The homes in Washington Square West, where Emira works and Alix lives, and – just to the north – Kensington, where Emira lives and Alix once visits, are linked by more than their juxtaposition. They are tied by commerce, transactional intimacy, chance, psychogeography and social inequality. The book moves beyond merely articulating the shallowness with which we engage online to show the superficiality which has always characterised our engagement with one another, whatever deep feeling exists. We fail to show up online, just as we fail in person. And what does it mean to fail? To empower yourself rather than someone else? To be nosy instead of genuinely interested?
The anticlimactic nature of failure now, combined with the right wing’s false assertion that making even minor mistakes can lead to instant social death, is central to Such a Fun Age. At first Emira thinks a local news item about the grocery store incident is ‘a big deal’, but it loses importance once she realises that it has been seen by no one her age – those best equipped to attend to and disperse the story. What happens in our heads is sometimes more devastating than what we say or do. One scene near the beginning of the novel gets at this, but blink and, like Kelley, you’ll miss it:
Emira found herself arranging her mouth as if she’d ingested something too hot. She caught a morphed reflection in a freezer door, and she saw herself in her entirety. Her face – full brown lips, a tiny nose, and a high forehead covered with black bangs – barely showed up in the reflection. Her black skirt, her slinky V-neck top, and her liquid eyeliner refused to take shape in the panels of thick glass. All she could see was something very dark and skinny, and the top of a small, blond stick of hair that belonged to Briar Chamberlain.

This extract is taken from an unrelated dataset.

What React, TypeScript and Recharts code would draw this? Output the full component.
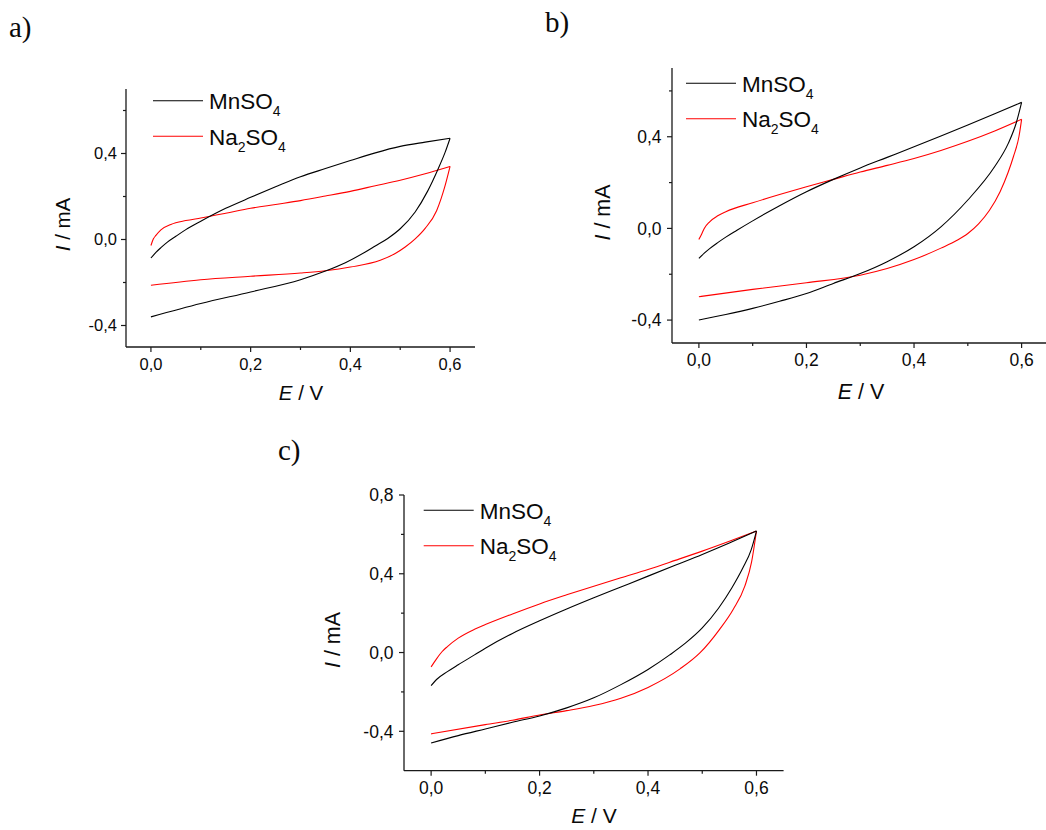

Emira, like Oney Judge, disappears from view in Washington Square West, overshadowed by a white person she works for. But, like Oney, she reappears. White people want to multiply Emira’s Black, female image and, unlike Oney, she has a chance to engage with that image. And what does that mean to Emira? In the scene above, the sketch she draws of herself is a response to a racial aggression, and we recognise that it’s an effect of how awful she feels. The sight of herself in the grocery aisle mirrors the way she saw herself in the video of the encounter. But to see yourself in your entirety and at the same time barely to show up in a reflection is a curious condition. It’s scary to feel and appear indeterminate. But maybe there’s something freeing about it. The description of Emira’s wavering, nebulous form in the refrigerator door recalls the oscillating history the sociologist Alondra Nelson has described:
There’s this looping back and forward that is very much part of human experience. There is psychic comfort in linearity; it makes us feel like we’ve harnessed the world, that we’ve got control over the world. Linearity makes it possible for one to get caught up in a sense of inevitable social, political progress … The great mythos of American life is the idea that we’re always improving, always moving forward. And the great story of science and technology is that it is also always leaping forward to good ends. To my mind, this political moment should be one of humility, of paying attention to looping back, and of acknowledging that sometimes looping back means failure, means going back to the woodshed, means throwing out what we thought we knew and thinking again.
‘Throwing out what we thought we knew and thinking again’ pretty much describes every character’s arc in this novel, but especially Emira’s. Indeterminacy is maybe the antidote for straightforward narrative. A morphed reflection that refuses to take shape might describe a person’s face in a camera’s aperture right before the Snapchat filter is set, when they’re still vague and can step out of the app’s digital constraints. A filter is like a carapace you can always shake off. Amorphousness, essential for growth, is the anti-story.